Entries with chart source code
----

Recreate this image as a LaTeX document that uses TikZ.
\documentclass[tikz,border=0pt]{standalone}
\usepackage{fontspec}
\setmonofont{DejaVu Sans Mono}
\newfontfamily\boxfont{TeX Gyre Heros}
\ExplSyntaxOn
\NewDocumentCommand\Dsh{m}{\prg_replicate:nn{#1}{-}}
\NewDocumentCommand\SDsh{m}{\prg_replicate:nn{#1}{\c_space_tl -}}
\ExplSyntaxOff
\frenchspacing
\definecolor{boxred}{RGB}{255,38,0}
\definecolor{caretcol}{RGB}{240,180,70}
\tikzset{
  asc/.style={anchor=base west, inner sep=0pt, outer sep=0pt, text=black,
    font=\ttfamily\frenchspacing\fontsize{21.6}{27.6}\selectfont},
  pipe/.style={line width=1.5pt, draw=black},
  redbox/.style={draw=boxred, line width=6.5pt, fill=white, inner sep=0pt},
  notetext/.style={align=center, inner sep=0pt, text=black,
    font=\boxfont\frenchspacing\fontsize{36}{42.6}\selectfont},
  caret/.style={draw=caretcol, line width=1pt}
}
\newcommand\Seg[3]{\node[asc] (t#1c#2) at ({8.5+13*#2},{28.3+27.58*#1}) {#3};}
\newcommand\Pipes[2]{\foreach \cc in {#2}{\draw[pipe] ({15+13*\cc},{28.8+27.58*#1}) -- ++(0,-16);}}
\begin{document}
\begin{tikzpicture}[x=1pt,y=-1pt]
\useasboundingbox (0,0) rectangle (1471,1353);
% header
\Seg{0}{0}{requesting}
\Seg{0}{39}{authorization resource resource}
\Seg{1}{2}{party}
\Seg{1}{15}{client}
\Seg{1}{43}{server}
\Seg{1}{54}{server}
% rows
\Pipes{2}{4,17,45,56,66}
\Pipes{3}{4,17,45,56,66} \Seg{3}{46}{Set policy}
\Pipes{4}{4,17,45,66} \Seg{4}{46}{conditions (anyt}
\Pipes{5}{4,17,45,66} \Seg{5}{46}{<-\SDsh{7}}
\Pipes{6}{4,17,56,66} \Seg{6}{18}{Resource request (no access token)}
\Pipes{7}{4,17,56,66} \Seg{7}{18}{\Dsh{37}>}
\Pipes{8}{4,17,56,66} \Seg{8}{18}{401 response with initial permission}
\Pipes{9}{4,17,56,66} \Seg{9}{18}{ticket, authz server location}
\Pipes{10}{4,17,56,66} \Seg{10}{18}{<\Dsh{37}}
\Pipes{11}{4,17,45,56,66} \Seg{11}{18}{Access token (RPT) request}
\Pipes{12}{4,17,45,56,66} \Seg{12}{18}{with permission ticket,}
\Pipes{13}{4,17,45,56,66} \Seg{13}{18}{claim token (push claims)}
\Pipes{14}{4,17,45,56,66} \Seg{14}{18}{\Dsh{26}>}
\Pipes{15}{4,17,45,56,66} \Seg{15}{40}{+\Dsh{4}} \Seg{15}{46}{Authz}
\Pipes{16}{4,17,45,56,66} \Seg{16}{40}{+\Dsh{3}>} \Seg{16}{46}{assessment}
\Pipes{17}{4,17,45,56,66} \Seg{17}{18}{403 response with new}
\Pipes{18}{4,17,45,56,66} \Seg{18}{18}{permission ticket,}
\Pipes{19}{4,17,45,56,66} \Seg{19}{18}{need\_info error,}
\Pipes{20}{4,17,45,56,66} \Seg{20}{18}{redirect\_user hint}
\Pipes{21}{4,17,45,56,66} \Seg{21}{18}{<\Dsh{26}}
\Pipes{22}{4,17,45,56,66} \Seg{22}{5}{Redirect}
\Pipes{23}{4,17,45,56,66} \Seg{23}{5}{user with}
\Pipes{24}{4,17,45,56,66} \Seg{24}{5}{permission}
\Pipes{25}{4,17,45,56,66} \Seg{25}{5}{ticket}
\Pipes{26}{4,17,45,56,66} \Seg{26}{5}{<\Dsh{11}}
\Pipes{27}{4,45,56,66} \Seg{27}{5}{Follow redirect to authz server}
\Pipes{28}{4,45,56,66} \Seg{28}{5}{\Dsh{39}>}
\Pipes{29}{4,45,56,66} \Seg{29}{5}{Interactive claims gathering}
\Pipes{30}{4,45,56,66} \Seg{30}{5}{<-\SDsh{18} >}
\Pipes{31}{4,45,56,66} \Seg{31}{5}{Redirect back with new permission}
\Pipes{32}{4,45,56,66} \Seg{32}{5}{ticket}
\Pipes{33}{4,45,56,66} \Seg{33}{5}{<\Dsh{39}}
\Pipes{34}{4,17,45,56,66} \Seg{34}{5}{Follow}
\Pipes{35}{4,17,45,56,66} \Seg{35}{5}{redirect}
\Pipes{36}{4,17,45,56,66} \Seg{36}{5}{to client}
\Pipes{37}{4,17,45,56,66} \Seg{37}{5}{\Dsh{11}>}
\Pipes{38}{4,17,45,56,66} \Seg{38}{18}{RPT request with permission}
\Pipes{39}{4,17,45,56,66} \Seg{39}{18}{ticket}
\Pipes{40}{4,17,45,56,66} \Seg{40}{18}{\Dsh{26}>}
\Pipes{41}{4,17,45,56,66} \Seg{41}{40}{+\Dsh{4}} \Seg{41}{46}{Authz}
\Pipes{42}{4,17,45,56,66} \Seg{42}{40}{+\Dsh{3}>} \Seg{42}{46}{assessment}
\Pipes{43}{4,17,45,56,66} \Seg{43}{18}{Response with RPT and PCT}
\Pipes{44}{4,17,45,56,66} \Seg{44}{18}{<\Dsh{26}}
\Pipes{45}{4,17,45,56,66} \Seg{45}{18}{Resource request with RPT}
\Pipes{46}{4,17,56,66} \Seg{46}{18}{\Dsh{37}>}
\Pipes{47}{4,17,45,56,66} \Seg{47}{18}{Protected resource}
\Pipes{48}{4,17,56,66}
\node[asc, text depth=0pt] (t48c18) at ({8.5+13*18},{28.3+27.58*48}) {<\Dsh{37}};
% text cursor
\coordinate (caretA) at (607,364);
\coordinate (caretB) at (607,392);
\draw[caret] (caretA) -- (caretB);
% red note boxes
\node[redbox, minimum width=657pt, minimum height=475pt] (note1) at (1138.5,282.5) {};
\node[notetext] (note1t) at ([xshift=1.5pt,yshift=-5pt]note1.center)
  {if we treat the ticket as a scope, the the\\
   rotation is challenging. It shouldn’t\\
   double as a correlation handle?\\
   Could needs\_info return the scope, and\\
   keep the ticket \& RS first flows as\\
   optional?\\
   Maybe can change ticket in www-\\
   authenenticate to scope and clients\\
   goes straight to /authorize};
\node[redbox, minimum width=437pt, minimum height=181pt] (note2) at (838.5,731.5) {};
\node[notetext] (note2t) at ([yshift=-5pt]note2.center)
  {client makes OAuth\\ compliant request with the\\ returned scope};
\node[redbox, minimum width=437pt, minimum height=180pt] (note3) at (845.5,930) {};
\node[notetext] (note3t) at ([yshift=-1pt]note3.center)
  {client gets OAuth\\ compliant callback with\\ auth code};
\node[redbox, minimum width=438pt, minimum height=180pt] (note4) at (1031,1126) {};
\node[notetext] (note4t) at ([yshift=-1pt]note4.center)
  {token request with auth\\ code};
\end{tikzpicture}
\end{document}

----

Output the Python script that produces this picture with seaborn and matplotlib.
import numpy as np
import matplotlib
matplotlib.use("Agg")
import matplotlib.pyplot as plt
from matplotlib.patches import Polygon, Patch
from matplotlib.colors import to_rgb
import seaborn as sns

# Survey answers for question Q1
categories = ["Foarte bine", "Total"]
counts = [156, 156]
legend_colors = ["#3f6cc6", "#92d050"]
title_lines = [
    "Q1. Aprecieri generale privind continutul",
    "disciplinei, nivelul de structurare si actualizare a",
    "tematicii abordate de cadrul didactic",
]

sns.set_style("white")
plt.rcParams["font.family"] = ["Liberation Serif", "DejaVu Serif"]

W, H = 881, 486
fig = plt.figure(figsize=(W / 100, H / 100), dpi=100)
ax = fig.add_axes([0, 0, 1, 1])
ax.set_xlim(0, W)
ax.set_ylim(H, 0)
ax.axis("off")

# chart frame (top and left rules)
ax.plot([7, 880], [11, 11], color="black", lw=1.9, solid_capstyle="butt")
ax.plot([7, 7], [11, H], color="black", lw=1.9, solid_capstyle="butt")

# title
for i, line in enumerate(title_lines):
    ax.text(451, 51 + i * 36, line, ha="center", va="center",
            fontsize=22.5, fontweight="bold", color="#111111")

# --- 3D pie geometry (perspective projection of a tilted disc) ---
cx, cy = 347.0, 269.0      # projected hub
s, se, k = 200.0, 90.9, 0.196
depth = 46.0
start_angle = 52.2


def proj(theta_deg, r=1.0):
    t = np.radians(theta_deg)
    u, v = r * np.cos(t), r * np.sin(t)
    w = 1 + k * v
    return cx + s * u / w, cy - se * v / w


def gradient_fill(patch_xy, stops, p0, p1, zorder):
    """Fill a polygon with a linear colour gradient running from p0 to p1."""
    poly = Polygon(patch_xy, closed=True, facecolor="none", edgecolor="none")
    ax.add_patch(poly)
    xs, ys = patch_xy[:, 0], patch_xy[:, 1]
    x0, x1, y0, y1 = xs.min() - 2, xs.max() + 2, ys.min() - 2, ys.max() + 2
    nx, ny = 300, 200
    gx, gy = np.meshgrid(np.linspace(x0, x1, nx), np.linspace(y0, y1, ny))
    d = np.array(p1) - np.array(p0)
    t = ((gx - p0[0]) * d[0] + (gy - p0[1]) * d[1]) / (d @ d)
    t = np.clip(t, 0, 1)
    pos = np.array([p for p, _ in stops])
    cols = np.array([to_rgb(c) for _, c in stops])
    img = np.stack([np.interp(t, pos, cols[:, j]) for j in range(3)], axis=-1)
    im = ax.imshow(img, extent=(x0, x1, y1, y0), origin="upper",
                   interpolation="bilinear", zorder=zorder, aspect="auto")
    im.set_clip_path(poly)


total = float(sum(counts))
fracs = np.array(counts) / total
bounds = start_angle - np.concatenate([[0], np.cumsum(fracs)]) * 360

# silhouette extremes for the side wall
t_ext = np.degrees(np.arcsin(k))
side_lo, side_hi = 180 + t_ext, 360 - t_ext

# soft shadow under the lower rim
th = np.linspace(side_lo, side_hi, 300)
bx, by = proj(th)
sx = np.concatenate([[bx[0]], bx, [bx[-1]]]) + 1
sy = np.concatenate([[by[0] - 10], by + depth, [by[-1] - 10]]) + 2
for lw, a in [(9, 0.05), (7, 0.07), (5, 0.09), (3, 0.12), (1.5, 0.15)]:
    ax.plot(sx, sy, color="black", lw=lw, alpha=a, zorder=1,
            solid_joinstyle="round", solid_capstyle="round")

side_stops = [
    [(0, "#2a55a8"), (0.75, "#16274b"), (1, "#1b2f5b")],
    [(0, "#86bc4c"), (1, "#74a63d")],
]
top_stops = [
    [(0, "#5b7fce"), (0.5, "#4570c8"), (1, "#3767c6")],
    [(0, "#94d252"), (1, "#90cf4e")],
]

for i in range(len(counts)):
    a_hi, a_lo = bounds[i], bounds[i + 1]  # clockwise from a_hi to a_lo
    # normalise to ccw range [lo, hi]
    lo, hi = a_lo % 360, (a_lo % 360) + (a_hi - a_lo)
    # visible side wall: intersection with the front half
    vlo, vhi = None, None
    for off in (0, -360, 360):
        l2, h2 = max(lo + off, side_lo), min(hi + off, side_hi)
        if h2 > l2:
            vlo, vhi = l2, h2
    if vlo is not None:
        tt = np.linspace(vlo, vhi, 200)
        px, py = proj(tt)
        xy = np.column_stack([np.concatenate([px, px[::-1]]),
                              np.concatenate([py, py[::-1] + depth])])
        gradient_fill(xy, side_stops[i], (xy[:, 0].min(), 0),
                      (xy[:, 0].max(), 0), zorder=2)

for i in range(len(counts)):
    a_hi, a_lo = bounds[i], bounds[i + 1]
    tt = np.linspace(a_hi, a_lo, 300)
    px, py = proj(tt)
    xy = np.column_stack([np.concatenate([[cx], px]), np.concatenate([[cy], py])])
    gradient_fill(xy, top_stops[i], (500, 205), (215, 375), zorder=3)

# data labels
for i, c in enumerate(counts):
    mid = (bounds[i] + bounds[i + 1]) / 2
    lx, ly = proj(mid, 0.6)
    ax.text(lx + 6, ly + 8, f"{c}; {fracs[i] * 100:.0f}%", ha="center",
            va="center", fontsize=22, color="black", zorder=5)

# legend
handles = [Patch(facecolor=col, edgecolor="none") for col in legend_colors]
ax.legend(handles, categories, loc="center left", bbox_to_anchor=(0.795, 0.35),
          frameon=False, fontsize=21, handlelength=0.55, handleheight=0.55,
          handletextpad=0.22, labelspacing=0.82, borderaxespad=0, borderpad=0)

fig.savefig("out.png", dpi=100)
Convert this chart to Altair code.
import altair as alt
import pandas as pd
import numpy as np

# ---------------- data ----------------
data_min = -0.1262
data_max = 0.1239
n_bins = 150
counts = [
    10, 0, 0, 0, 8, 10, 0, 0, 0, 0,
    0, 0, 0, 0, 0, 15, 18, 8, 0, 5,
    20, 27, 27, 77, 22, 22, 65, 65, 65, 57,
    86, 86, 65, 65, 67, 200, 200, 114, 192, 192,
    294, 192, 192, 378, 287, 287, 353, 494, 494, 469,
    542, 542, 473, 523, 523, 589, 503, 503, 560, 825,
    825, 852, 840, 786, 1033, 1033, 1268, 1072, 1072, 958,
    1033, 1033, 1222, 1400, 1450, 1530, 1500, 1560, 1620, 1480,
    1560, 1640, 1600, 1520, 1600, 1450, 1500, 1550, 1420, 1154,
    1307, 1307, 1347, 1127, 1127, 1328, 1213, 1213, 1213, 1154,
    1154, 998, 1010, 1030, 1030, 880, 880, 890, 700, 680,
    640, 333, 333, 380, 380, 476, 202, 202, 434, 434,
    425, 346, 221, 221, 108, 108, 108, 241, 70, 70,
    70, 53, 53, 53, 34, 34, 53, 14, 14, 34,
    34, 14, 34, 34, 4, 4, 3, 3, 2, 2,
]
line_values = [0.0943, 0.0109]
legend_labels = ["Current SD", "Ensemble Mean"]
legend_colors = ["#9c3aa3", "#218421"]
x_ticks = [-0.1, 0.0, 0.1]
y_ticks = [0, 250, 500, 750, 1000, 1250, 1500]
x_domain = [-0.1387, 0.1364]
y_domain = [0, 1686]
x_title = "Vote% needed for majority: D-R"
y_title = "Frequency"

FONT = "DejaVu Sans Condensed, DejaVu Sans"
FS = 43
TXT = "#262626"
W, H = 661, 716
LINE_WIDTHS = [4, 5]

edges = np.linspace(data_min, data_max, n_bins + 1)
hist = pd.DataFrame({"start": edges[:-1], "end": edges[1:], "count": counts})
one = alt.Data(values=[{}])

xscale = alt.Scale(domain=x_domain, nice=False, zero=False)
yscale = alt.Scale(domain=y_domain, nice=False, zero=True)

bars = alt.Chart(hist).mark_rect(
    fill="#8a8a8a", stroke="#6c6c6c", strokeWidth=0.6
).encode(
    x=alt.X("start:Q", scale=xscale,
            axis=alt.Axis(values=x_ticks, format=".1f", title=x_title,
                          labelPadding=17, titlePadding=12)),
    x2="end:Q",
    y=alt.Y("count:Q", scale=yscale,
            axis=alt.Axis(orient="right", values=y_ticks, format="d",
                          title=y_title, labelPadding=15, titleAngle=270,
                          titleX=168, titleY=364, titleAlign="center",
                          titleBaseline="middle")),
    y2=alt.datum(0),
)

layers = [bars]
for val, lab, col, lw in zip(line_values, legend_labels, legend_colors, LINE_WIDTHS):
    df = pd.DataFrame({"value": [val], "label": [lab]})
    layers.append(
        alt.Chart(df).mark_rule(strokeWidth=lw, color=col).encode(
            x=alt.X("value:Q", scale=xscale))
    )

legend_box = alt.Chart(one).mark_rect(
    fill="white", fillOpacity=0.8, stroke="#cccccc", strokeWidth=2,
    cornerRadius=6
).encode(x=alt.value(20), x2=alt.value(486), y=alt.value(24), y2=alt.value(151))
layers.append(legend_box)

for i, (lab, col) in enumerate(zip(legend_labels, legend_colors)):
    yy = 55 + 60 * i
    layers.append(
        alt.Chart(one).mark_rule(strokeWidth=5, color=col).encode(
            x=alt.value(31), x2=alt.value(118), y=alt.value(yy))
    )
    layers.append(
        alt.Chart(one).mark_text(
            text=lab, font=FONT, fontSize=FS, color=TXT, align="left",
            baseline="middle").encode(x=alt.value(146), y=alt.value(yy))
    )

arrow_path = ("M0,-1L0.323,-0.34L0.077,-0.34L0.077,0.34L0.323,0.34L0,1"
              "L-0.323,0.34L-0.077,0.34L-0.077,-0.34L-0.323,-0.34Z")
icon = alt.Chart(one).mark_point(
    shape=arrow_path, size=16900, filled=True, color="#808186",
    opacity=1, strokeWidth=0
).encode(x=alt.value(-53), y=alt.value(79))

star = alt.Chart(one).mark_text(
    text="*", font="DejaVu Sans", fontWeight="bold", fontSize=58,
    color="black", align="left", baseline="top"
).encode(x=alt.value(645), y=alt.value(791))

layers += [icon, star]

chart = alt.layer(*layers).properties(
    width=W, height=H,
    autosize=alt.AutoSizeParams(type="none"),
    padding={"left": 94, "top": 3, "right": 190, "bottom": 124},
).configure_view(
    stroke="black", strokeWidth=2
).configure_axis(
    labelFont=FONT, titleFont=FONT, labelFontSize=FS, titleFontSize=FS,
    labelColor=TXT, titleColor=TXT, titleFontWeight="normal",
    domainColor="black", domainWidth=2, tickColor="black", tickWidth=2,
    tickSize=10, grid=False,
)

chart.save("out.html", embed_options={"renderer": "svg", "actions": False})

----

REQUIREMENTS:
Copy verbatim the line that contains "Convert this chart to Altair code.", the line that contains "yscale = alt.Scale(domain=y_domain, nice=False, zero=True)", and all lines between them.

THE RESULT:
Convert this chart to Altair code.
import altair as alt
import pandas as pd
import numpy as np

# ---------------- data ----------------
data_min = -0.1262
data_max = 0.1239
n_bins = 150
counts = [
    10, 0, 0, 0, 8, 10, 0, 0, 0, 0,
    0, 0, 0, 0, 0, 15, 18, 8, 0, 5,
    20, 27, 27, 77, 22, 22, 65, 65, 65, 57,
    86, 86, 65, 65, 67, 200, 200, 114, 192, 192,
    294, 192, 192, 378, 287, 287, 353, 494, 494, 469,
    542, 542, 473, 523, 523, 589, 503, 503, 560, 825,
    825, 852, 840, 786, 1033, 1033, 1268, 1072, 1072, 958,
    1033, 1033, 1222, 1400, 1450, 1530, 1500, 1560, 1620, 1480,
    1560, 1640, 1600, 1520, 1600, 1450, 1500, 1550, 1420, 1154,
    1307, 1307, 1347, 1127, 1127, 1328, 1213, 1213, 1213, 1154,
    1154, 998, 1010, 1030, 1030, 880, 880, 890, 700, 680,
    640, 333, 333, 380, 380, 476, 202, 202, 434, 434,
    425, 346, 221, 221, 108, 108, 108, 241, 70, 70,
    70, 53, 53, 53, 34, 34, 53, 14, 14, 34,
    34, 14, 34, 34, 4, 4, 3, 3, 2, 2,
]
line_values = [0.0943, 0.0109]
legend_labels = ["Current SD", "Ensemble Mean"]
legend_colors = ["#9c3aa3", "#218421"]
x_ticks = [-0.1, 0.0, 0.1]
y_ticks = [0, 250, 500, 750, 1000, 1250, 1500]
x_domain = [-0.1387, 0.1364]
y_domain = [0, 1686]
x_title = "Vote% needed for majority: D-R"
y_title = "Frequency"

FONT = "DejaVu Sans Condensed, DejaVu Sans"
FS = 43
TXT = "#262626"
W, H = 661, 716
LINE_WIDTHS = [4, 5]

edges = np.linspace(data_min, data_max, n_bins + 1)
hist = pd.DataFrame({"start": edges[:-1], "end": edges[1:], "count": counts})
one = alt.Data(values=[{}])

xscale = alt.Scale(domain=x_domain, nice=False, zero=False)
yscale = alt.Scale(domain=y_domain, nice=False, zero=True)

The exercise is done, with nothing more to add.